What the task requires. Quote the data exactly, first line to the line containing "const BIN_WIDTH = 20;", with no pictures.

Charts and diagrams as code
____________

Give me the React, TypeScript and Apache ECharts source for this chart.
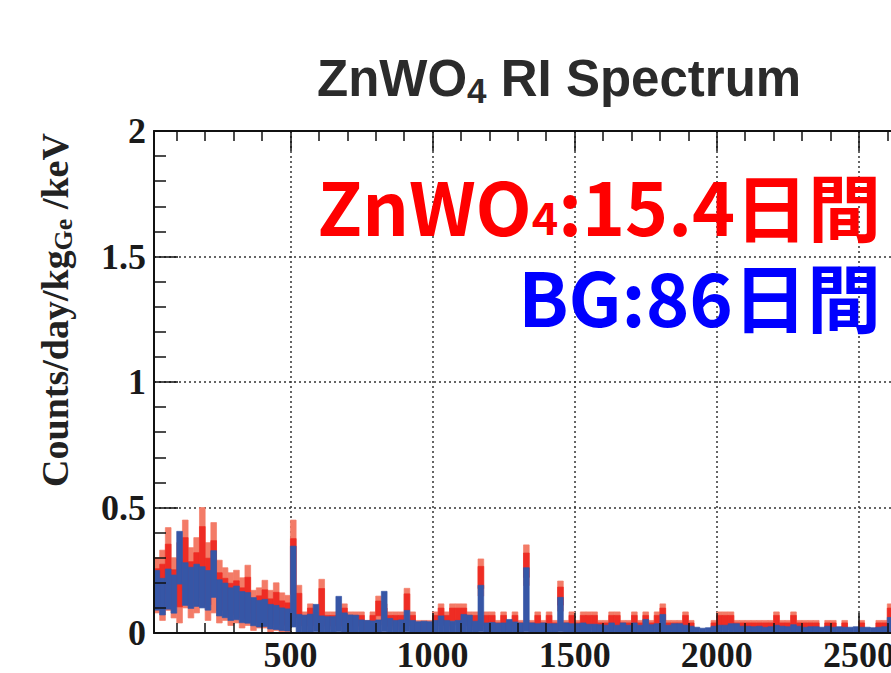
import React, { useEffect, useRef } from "react";
import * as echarts from "echarts";

// ---- axis ranges / binning ----
const ENERGY_MIN = 20;
const ENERGY_MAX = 3000;
const BIN_WIDTH = 20; // keV per bin, first bin starts at ENERGY_MIN

// ---- ZnWO4 (15.4 days): rate per bin and its error (Counts/day/kg/keV) ----
const znwo4Rate = [
  0.190, 0.190, 0.255, 0.180, 0.200, 0.275, 0.200, 0.230, 0.310, 0.205,
  0.260, 0.165, 0.155, 0.135, 0.145, 0.120, 0.150, 0.090, 0.100, 0.115,
  0.085, 0.105, 0.080, 0.075, 0.265, 0.110, 0.049, 0.074, 0.049, 0.122,
  0.049, 0.049, 0.049, 0.074, 0.049, 0.049, 0.049, 0.025, 0.049, 0.098,
  0.074, 0.049, 0.049, 0.049, 0.123, 0.049, 0.025, 0.025, 0.025, 0.049,
  0.074, 0.049, 0.074, 0.074, 0.074, 0.049, 0.049, 0.221, 0.049, 0.049,
  0.025, 0.049, 0.025, 0.049, 0.025, 0.270, 0.025, 0.049, 0.025, 0.049,
  0.025, 0.147, 0.025, 0.049, 0.025, 0.049, 0.049, 0.049, 0.025, 0.025,
  0.049, 0.049, 0.025, 0.025, 0.049, 0.025, 0.049, 0.025, 0.049, 0.074,
  0.025, 0.025, 0.025, 0.049, 0.025, 0, 0, 0, 0.025, 0.049,
  0.049, 0.049, 0.025, 0.025, 0.025, 0.025, 0.025, 0.025, 0.025, 0.049,
  0.025, 0.025, 0.049, 0.025, 0.025, 0.025, 0.025, 0, 0.025, 0.025,
  0, 0.025, 0, 0, 0.025, 0, 0, 0.025, 0.025, 0.074,
];
const znwo4Err = [
  0.110, 0.140, 0.165, 0.120, 0.160, 0.175, 0.140, 0.150, 0.190, 0.155,
  0.180, 0.125, 0.105, 0.105, 0.105, 0.100, 0.120, 0.080, 0.080, 0.095,
  0.085, 0.095, 0.080, 0.075, 0.185, 0.080, 0.035, 0.042, 0.035, 0.092,
  0.035, 0.035, 0.035, 0.042, 0.035, 0.035, 0.035, 0.025, 0.035, 0.049,
  0.042, 0.035, 0.035, 0.035, 0.055, 0.035, 0.025, 0.025, 0.025, 0.035,
  0.042, 0.035, 0.042, 0.042, 0.042, 0.035, 0.035, 0.074, 0.035, 0.035,
  0.025, 0.035, 0.025, 0.035, 0.025, 0.081, 0.025, 0.035, 0.025, 0.035,
  0.025, 0.060, 0.025, 0.035, 0.025, 0.035, 0.035, 0.035, 0.025, 0.025,
  0.035, 0.035, 0.025, 0.025, 0.035, 0.025, 0.035, 0.025, 0.035, 0.042,
  0.025, 0.025, 0.025, 0.035, 0.025, 0, 0, 0, 0.025, 0.035,
  0.035, 0.035, 0.025, 0.025, 0.025, 0.025, 0.025, 0.025, 0.025, 0.035,
  0.025, 0.025, 0.035, 0.025, 0.025, 0.025, 0.025, 0, 0.025, 0.025,
  0, 0.025, 0, 0, 0.025, 0, 0, 0.025, 0.025, 0.042,
];

// ---- BG (86 days): rate per bin and its error ----
const bgRate = [
  0.170, 0.145, 0.175, 0.155, 0.300, 0.195, 0.180, 0.190, 0.182, 0.170,
  0.235, 0.140, 0.130, 0.115, 0.120, 0.103, 0.100, 0.085, 0.077, 0.080,
  0.065, 0.062, 0.055, 0.052, 0.185, 0.037, 0.035, 0.038, 0.060, 0.033,
  0.031, 0.031, 0.0755, 0.041, 0.036, 0.035, 0.023, 0.022, 0.021, 0.023,
  0.0855, 0.027, 0.022, 0.023, 0.0475, 0.022, 0.019, 0.020, 0.019, 0.022,
  0.033, 0.022, 0.020, 0.022, 0.037, 0.035, 0.020, 0.0975, 0.016, 0.017,
  0.015, 0.016, 0.024, 0.018, 0.016, 0.1325, 0.016, 0.014, 0.016, 0.014,
  0.014, 0.0735, 0.016, 0.014, 0.014, 0.016, 0.013, 0.013, 0.012, 0.011,
  0.016, 0.011, 0.016, 0.011, 0.016, 0.011, 0.024, 0.012, 0.014, 0.037,
  0.011, 0.014, 0.014, 0.011, 0.009, 0.007, 0.005, 0.006, 0.009, 0.011,
  0.011, 0.014, 0.014, 0.009, 0.009, 0.008, 0.009, 0.007, 0.008, 0.011,
  0.009, 0.008, 0.012, 0.009, 0.007, 0.008, 0.008, 0.007, 0.009, 0.007,
  0.008, 0.007, 0.007, 0.008, 0.007, 0.007, 0.006, 0.007, 0.008, 0.029,
];
const bgErr = [
  0.079, 0.073, 0.080, 0.076, 0.105, 0.085, 0.082, 0.084, 0.082, 0.079,
  0.093, 0.072, 0.069, 0.065, 0.067, 0.062, 0.061, 0.056, 0.053, 0.054,
  0.049, 0.048, 0.045, 0.044, 0.161, 0.037, 0.036, 0.037, 0.054, 0.035,
  0.034, 0.034, 0.0705, 0.039, 0.036, 0.036, 0.029, 0.028, 0.027, 0.029,
  0.0805, 0.031, 0.028, 0.029, 0.0425, 0.028, 0.026, 0.027, 0.026, 0.028,
  0.035, 0.028, 0.027, 0.028, 0.037, 0.036, 0.027, 0.0925, 0.024, 0.025,
  0.024, 0.024, 0.030, 0.026, 0.024, 0.1275, 0.024, 0.023, 0.024, 0.023,
  0.023, 0.0685, 0.024, 0.023, 0.023, 0.024, 0.022, 0.022, 0.021, 0.020,
  0.024, 0.020, 0.024, 0.020, 0.024, 0.020, 0.030, 0.021, 0.023, 0.037,
  0.020, 0.023, 0.023, 0.020, 0.018, 0.016, 0.014, 0.015, 0.018, 0.020,
  0.020, 0.023, 0.023, 0.018, 0.018, 0.017, 0.018, 0.016, 0.017, 0.020,
  0.018, 0.017, 0.021, 0.018, 0.016, 0.017, 0.017, 0.016, 0.018, 0.016,
  0.017, 0.016, 0.016, 0.017, 0.016, 0.016, 0.015, 0.016, 0.017, 0.033,
];

// ---- tick labels ----
const xMajorTicks = [500, 1000, 1500, 2000, 2500, 3000];
const xMinorTicks = [
  100, 200, 300, 400, 600, 700, 800, 900, 1100, 1200, 1300, 1400,
  1600, 1700, 1800, 1900, 2100, 2200, 2300, 2400, 2600, 2700, 2800, 2900,
];

const TITLE_MAIN = "ZnWO";
const TITLE_SUB = "4";
const TITLE_REST = " RI Spectrum";
const Y_TITLE_MAIN = "Counts/day/kg";
const Y_TITLE_SUB = "Ge";
const Y_TITLE_REST = " /keV";
const NOTE_RED = ["ZnWO", "4", ":15.4日間"];
const NOTE_BLUE = "BG:86日間";

const SERIF = "'Liberation Serif', 'Times New Roman', serif";
const SANS = "'Liberation Sans', Arial, sans-serif";
const CJK = "'Noto Sans CJK JP', 'Noto Sans', sans-serif";

function bandSeries(lo: number[], hi: number[], color: string, z: number) {
  const rows = lo.map((l, i) => [
    ENERGY_MIN + i * BIN_WIDTH,
    ENERGY_MIN + (i + 1) * BIN_WIDTH,
    l,
    hi[i],
  ]);
  return {
    type: "custom",
    xAxisIndex: 0,
    yAxisIndex: 0,
    z,
    silent: true,
    data: rows,
    encode: { x: [0, 1], y: [2, 3] },
    renderItem: (params: any, api: any) => {
      const x0 = api.value(0);
      const x1 = api.value(1);
      const lo = api.value(2);
      const hi = api.value(3);
      if (!(hi > lo)) return null;
      const a = api.coord([x0, hi]);
      const b = api.coord([x1, lo]);
      return {
        type: "rect",
        shape: { x: a[0], y: a[1], width: b[0] - a[0], height: b[1] - a[1] },
        style: { fill: color, stroke: color, lineWidth: 0.7 },
      };
    },
  };
}

export default function App() {
  const ref = useRef<HTMLDivElement>(null);

  useEffect(() => {
    if (!ref.current) return;
    const chart = echarts.init(ref.current, null, { renderer: "svg" });

    const redLo = znwo4Rate.map((v, i) => Math.max(0, v - znwo4Err[i]));
    const redHi = znwo4Rate.map((v, i) => v + znwo4Err[i]);
    const redInLo = znwo4Rate.map((v, i) => Math.max(0, v - 0.6 * znwo4Err[i]));
    const redInHi = znwo4Rate.map((v, i) => v + 0.6 * znwo4Err[i]);
    const blueLo = bgRate.map((v, i) => Math.max(0, v - bgErr[i]));
    const blueHi = bgRate.map((v, i) => v + bgErr[i]);

    const labelStyle = {
      fontFamily: SERIF,
      fontWeight: "bold",
      fontSize: 36,
      lineHeight: 28,
      color: "#1a1a1a",
      formatter: (v: number) => String(v),
    };
    const frame = { show: true, lineStyle: { color: "#111", width: 2 } };
    const tickLine = { color: "#111", width: 1.5 };
    const dashed = {
      show: true,
      lineStyle: { color: "#333", width: 1.5, type: [2, 3] },
    };
    const baseX = { type: "value", min: ENERGY_MIN, max: ENERGY_MAX };

    const option: any = {
      animation: false,
      backgroundColor: "#ffffff",
      grid: { left: 154, top: 131, width: 847, height: 504, containLabel: false },
      xAxis: [
        {
          ...baseX,
          position: "bottom",
          z: 0,
          axisLine: { show: false },
          axisTick: { show: false, customValues: xMajorTicks },
          axisLabel: { ...labelStyle, margin: 8, customValues: xMajorTicks },
          splitLine: dashed,
        },
        {
          ...baseX,
          position: "bottom",
          z: 10,
          axisLine: frame,
          axisTick: { show: true, inside: true, length: 20, customValues: xMajorTicks, lineStyle: tickLine },
          axisLabel: { show: false },
          splitLine: { show: false },
        },
        {
          ...baseX,
          position: "bottom",
          z: 10,
          axisLine: { show: false },
          axisTick: { show: true, inside: true, length: 10, customValues: xMinorTicks, lineStyle: tickLine },
          axisLabel: { show: false },
          splitLine: { show: false },
        },
        {
          ...baseX,
          position: "top",
          z: 10,
          axisLine: frame,
          axisTick: { show: true, inside: true, length: 20, customValues: xMajorTicks, lineStyle: tickLine },
          axisLabel: { show: false },
          splitLine: { show: false },
        },
        {
          ...baseX,
          position: "top",
          z: 10,
          axisLine: { show: false },
          axisTick: { show: true, inside: true, length: 10, customValues: xMinorTicks, lineStyle: tickLine },
          axisLabel: { show: false },
          splitLine: { show: false },
        },
      ],
      yAxis: [
        {
          type: "value",
          min: 0,
          max: 2,
          interval: 0.5,
          position: "left",
          z: 0,
          axisLine: { show: false },
          axisTick: { show: false },
          axisLabel: { ...labelStyle, margin: 8 },
          splitLine: dashed,
        },
        {
          type: "value",
          min: 0,
          max: 2,
          interval: 0.5,
          position: "left",
          z: 10,
          axisLine: frame,
          axisTick: { show: true, inside: true, length: 24, lineStyle: tickLine },
          minorTick: { show: true, splitNumber: 5, length: 12, lineStyle: tickLine },
          axisLabel: { show: false },
          splitLine: { show: false },
        },
      ],
      series: [
        bandSeries(redLo, redHi, "#f37b67", 2),
        bandSeries(redInLo, redInHi, "#ee2c24", 3),
        bandSeries(blueLo, blueHi, "#3656a6", 4),
      ],
      graphic: [
        {
          type: "text",
          x: 317,
          y: 48,
          z: 20,
          style: {
            text: `{m|${TITLE_MAIN}}{s|${TITLE_SUB}}{m|${TITLE_REST}}`,
            align: "left",
            verticalAlign: "top",
            rich: {
              m: { fontFamily: SANS, fontWeight: "bold", fontSize: 51, lineHeight: 60, fill: "#2b2b2b" },
              s: { fontFamily: SANS, fontWeight: "bold", fontSize: 35, lineHeight: 20, verticalAlign: "bottom", fill: "#2b2b2b" },
            },
          },
        },
        {
          type: "text",
          x: 881,
          y: 170,
          z: 20,
          style: {
            text: `{m|${NOTE_RED[0]}}{s|${NOTE_RED[1]}}{m|${NOTE_RED[2]}}`,
            align: "right",
            verticalAlign: "top",
            rich: {
              m: { fontFamily: CJK, fontWeight: "bold", fontSize: 73, lineHeight: 68, fill: "#ff0000" },
              s: { fontFamily: CJK, fontWeight: "bold", fontSize: 45, lineHeight: 22, verticalAlign: "bottom", fill: "#ff0000" },
            },
          },
        },
        {
          type: "text",
          x: 881,
          y: 294,
          z: 20,
          style: {
            text: NOTE_BLUE,
            align: "right",
            verticalAlign: "middle",
            fontFamily: CJK,
            fontWeight: "bold",
            fontSize: 74,
            lineHeight: 66,
            fill: "#0000ff",
          },
        },
        {
          type: "text",
          x: 55,
          y: 310,
          rotation: Math.PI / 2,
          z: 20,
          style: {
            text: `{m|${Y_TITLE_MAIN}}{s|${Y_TITLE_SUB}}{m|${Y_TITLE_REST}}`,
            align: "center",
            verticalAlign: "middle",
            rich: {
              m: { fontFamily: SERIF, fontWeight: "bold", fontSize: 38, lineHeight: 42, fill: "#222" },
              s: { fontFamily: SERIF, fontWeight: "bold", fontSize: 26, lineHeight: 20, verticalAlign: "bottom", fill: "#222" },
            },
          },
        },
      ],
    };

    chart.setOption(option);
    return () => chart.dispose();
  }, []);

  return (
    <div
      style={{
        position: "fixed",
        left: 0,
        top: 0,
        width: 891,
        height: 673,
        overflow: "hidden",
        background: "#fff",
      }}
    >
      <div ref={ref} style={{ width: 1060, height: 673 }} />
    </div>
  );
}
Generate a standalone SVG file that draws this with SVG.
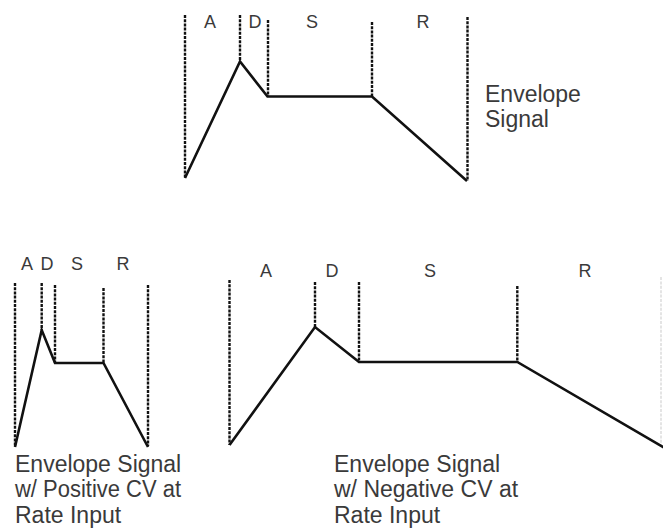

____________

Full solution.
Give me the React, TypeScript and Apache ECharts source for this chart.
import React, { useEffect, useRef } from "react";
import * as echarts from "echarts";

// ---- axis ranges / binning ----
const ENERGY_MIN = 20;
const ENERGY_MAX = 3000;
const BIN_WIDTH = 20; // keV per bin, first bin starts at ENERGY_MIN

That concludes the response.